Auch nach meiner Direktkandidatur zur Bundestagswahl 2021 stehe ich Wahlkämpfen immer noch sehr gemischt gegenüber. Währenddessen ist immer wenig Zeit für inhaltliche Arbeit, alle produzieren bergeweise Müll und in den Werbekampagnen werden Versprechen an den Horizont gemalt, die die meisten nicht halten wollen. Andererseits ist es auch die Zeit, in der uns mehr Menschen zu hören als sonst und wir eine Chance haben, gerade eben doch über unsere Ideen und Inhalte zu sprechen. Und nicht zu vergessen: Es geht auch darum, Menschen zu vertreten. Einen Platz in Volksvertretungen zu erlangen und reale Politik zu machen. Dafür lohnt es sich, Inhalte statt platter Phrasen in den Wahlkampf zu bringen.

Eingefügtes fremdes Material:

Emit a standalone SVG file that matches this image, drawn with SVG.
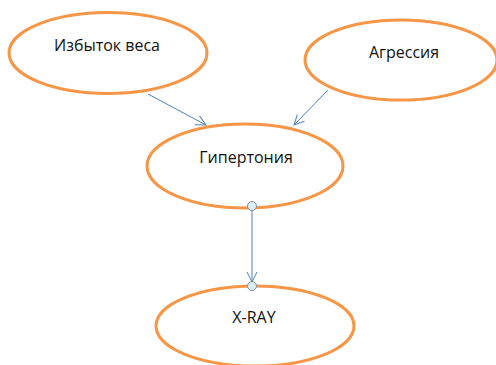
<svg xmlns="http://www.w3.org/2000/svg" width="496" height="365" viewBox="0 0 496 365">
<defs>
<style>
.node{fill:#ffffff;stroke:#F79646;stroke-width:3}
.lbl{font-family:"Open Sans","Liberation Sans",sans-serif;font-size:16px;fill:#111111;text-anchor:middle}
.edge{stroke:#4F81BD;stroke-width:1;fill:none}
.pt{fill:#DAEEF3;stroke:#7F8F99;stroke-width:1}
</style>
<marker id="arr" viewBox="0 0 12 12" refX="11" refY="6" markerWidth="12" markerHeight="12" markerUnits="userSpaceOnUse" orient="auto">
<path d="M1,1 L11,6 L1,11" fill="none" stroke="#4F81BD" stroke-width="1"/>
</marker>
</defs>
<rect width="496" height="365" fill="#ffffff"/>
<g id="connectors">
<line class="edge" x1="148" y1="94" x2="206" y2="125" marker-end="url(#arr)"/>
<line class="edge" x1="328" y1="90" x2="294" y2="125" marker-end="url(#arr)"/>
<line class="edge" x1="252" y1="206" x2="252" y2="282" marker-end="url(#arr)"/>
</g>
<g id="n1">
<ellipse class="node" cx="108" cy="53" rx="99" ry="40.5"/>
<text class="lbl" x="107" y="51">Избыток веса</text>
</g>
<g id="n2">
<ellipse class="node" cx="401" cy="60" rx="96" ry="40"/>
<text class="lbl" x="404" y="58">Агрессия</text>
</g>
<g id="n3">
<ellipse class="node" cx="245" cy="166" rx="98" ry="42"/>
<text class="lbl" x="246" y="163">Гипертония</text>
</g>
<g id="n4">
<ellipse class="node" cx="255" cy="326" rx="99" ry="40"/>
<text class="lbl" x="254" y="323">X-RAY</text>
</g>
<g id="handles">
<circle class="pt" cx="252" cy="206" r="4.5"/>
<circle class="pt" cx="252" cy="286" r="4.5"/>
</g>
</svg>
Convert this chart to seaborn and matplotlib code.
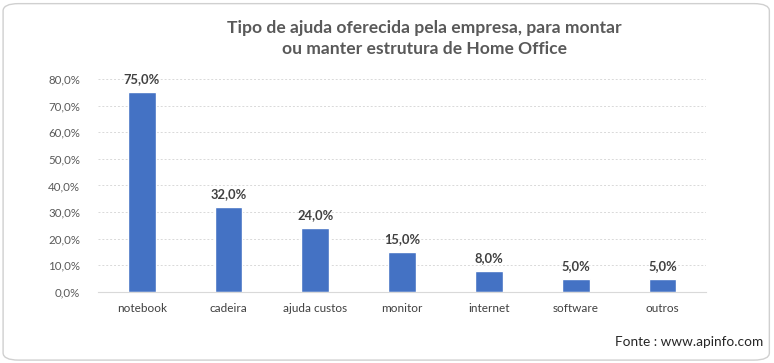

Was sonst noch kommen mag, wird sich zeigen. Ich hoffe jedenfalls darauf, wieder mit so vielen tollen Menschen arbeiten zu können, wie dieses Jahr. Lernen zu dürfen und neue Leute kennen zu lernen.
Und allgemein, auch über meinen Wirkkreis hinaus wünsche ich mir, dass sich endlich mehr bewegt. Dass wir anfangen, etwas gegen die Klimakatastrophe zu tun, anstatt die letzte Generation zu kriminalisieren. Dass die CDU in ihren Reihen rechts außen aufräumt und eine Partei für Konservative wird und nicht eine bleibt, die in Sachsen offen mit Neonazis spielt. Dass der Protest gegen Überwachung durch Chatkontrollen und Vorratsdatenspeicherung größer wird und wir uns nicht immer weiter hin zu 1984 entwickeln. Ich wünsche mir einfach, dass wir als Gesellschaft und Politik nicht weiter alles gegen die Wand fahren!
In diesem Sinne: Wir lesen uns alle im nächsten Jahr. Bleibt kritisch, mitfühlend und kreativ!